While the world is in anguish about the bloody advance of authoritarianism in Ukraine, we should be mindful that in China we are seeing similar, but subtler advances against freedom, says David Landrum
Source: Open Doors
Today the Chinese Communist Party (CCP) introduced a draconian new law to clamp down on any religious activity online.
Any reference to religion on the web is now totally illegal in China, including sharing content online – which means that the unregistered or housechurch movement has effectively been driven offline.
What’s particularly tragic is that so many of these churches had been meeting through the internet since the Covid-19 pandemic. Now, if they are discovered meeting online, they face being accused of spreading harmful propaganda.
Church on licence
The new law means that to develop or share any religious content, Christians and churches will need an ‘Internet Religious Information Service Licence’. The catch is that such licenses will only be granted to ‘legally established’ - or government-controlled - churches.
Part of the Bible has been rewritten with Jesus actually participating in stoning to death the woman found in adultery
With the Church already experiencing extreme levels of persecution in China, these new laws are designed to impact three key aspects of Christian life and discipleship: to prevent access to biblical resources, to fragment the fellowship of believers, and to significantly reduce opportunities for evangelism.
Suppression and control
For the avowed atheist Xi Jinping, President of the People’s Republic of China, the growth of Christianity in recent decades represents an existential threat to Chinese communist rule. In response to this threat, he has instituted a strategy of both suppressing and attempting to control Christianity.
You can see this in Open Doors’ annual World Watch List of nations, which monitors the countries in which Christians face the most severe forms of persecution. China has risen 26 places in just three years.
Churches are closed or even demolished, crosses are removed from buildings, Christians are imprisoned without trial. Young people are banned from churches. Bibles have been banned and are confiscated. In some parts of China, part of the Bible has been rewritten to reflect ‘socialist principles’- in one shocking example, the Bible was re-written with Jesus actually participating in stoning to death the woman found in adultery!
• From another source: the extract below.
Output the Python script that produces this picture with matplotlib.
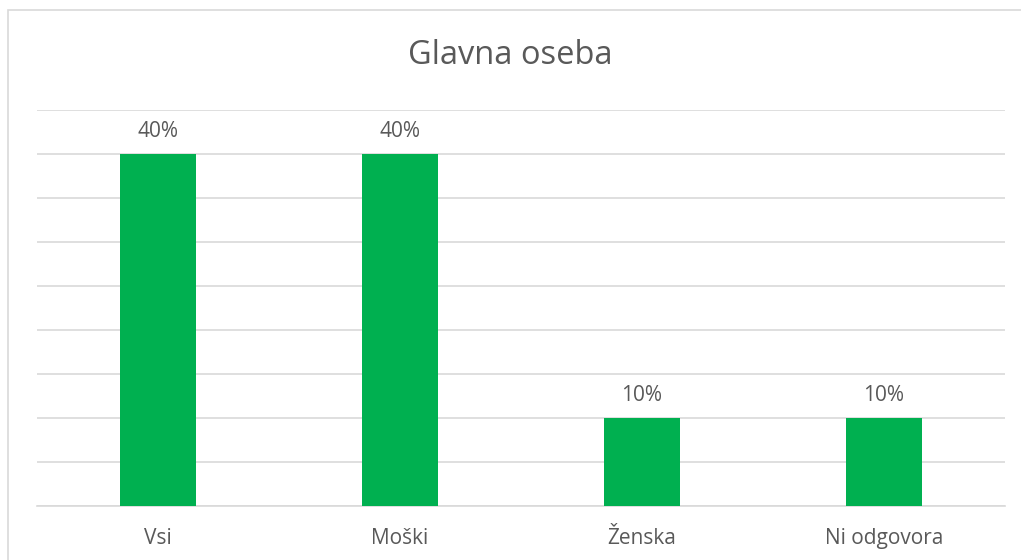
import matplotlib.pyplot as plt
from matplotlib.patches import Rectangle

plt.rcParams['font.family'] = ['Open Sans', 'DejaVu Sans']

categories = ['Vsi', 'Moški', 'Ženska', 'Ni odgovora']
values = [40, 40, 10, 10]
labels = ['40%', '40%', '10%', '10%']

text_color = '#595959'
grid_color = '#d9d9d9'
bar_color = '#00b050'

fig = plt.figure(figsize=(10.21, 5.6), dpi=100)
ax = fig.add_axes([37 / 1021, 1 - 506 / 560, (1005 - 37) / 1021, (506 - 110) / 560])

x = range(len(categories))
ax.bar(x, values, width=0.314, color=bar_color, zorder=3)

for xi, v, lab in zip(x, values, labels):
    ax.annotate(lab, (xi, v), xytext=(0, 16.5), textcoords='offset points',
                ha='center', va='center', fontsize=15, color=text_color)

ax.set_xlim(-0.5, len(categories) - 0.5)
ax.set_ylim(0, 45)
ax.set_yticks(range(0, 46, 5))
ax.yaxis.grid(True, color=grid_color, linewidth=1.2, zorder=0)
ax.set_yticklabels([])
ax.tick_params(axis='y', length=0)
ax.set_xticks(list(x))
ax.set_xticklabels(categories, fontsize=15, color=text_color)
ax.tick_params(axis='x', length=0, pad=16)
for s in ['top', 'right', 'left']:
    ax.spines[s].set_visible(False)
ax.spines['bottom'].set_color(grid_color)
ax.spines['bottom'].set_linewidth(1.2)

fig.text(0.5, 1 - 55 / 560, 'Glavna oseba', ha='center', va='center',
         fontsize=23.5, color=text_color)

fig.patches.append(Rectangle((8 / 1021, -0.05), 1.1, 1 - 10 / 560 + 0.05,
                             transform=fig.transFigure, fill=False,
                             edgecolor=grid_color, linewidth=1.2))

fig.savefig('out.png', dpi=100)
Alongside these more traditional forms of persecution, the CCP is fast developing new forms of digital persecution, such as the requirement for all churches to install facial-recognition CCTV. Increasingly linked to China’s ‘Social Credit System’ which rewards or punishes citizens for their obedience to the state, this vast system of control involves an array of technologies deployed for surveillance, censorship and disinformation.
Open Doors is deeply concerned about this new frontier for human rights, and has organised an academic conference on digital persecution in London later this month to explore and highlight the shocking truth of what is unfolding.
So, how will the Church respond to this new wave of persecution? Christian contacts have already told Open Doors that they have started self-censoring, deleting any religious posts on social media in anticipation of the new laws taking effect. Clearly, Chinese Christians will need to find new ways to practice Christian fellowship, discipleship and evangelism. This may involve technological hacks to bypass censorship, but it will almost certainly involve finding new ways to meet in person beyond the ears and eyes of phones and cameras.
China has risen 26 places in Open Doors’ annual World Watch List in just three years
The creation of networks of face-to-face communication for the gospel will be critical for the future of the Church in China, and Open Doors will play our part in supporting this connecting of the body of Christ.
While the world is in anguish about the bloody advance of authoritarianism in Ukraine, we should be mindful that in China we are seeing similar, but subtler advances against freedom. For many years, the West had assumed that China was slowly ‘progressing’ towards a free and democratic future. Western nations sought to foster better relationships with China – with ex-Prime Minister David Cameron even heralding a new ‘golden era’ of cooperation.
Since Xi Jinping assumed leadership of China in 2012, the hopes for liberty have been shattered.
Consequently, it is vital that the church in the West continues to highlight Xi’s persecution programme, and to speak up for those who cannot speak up for themselves.
The more that the Chinese Communist Party seeks to silence our brothers and sisters, the louder we must shout, and the more we must make use of our freedom on the internet, messaging, tweeting and emailing so that governments and citizens speak out.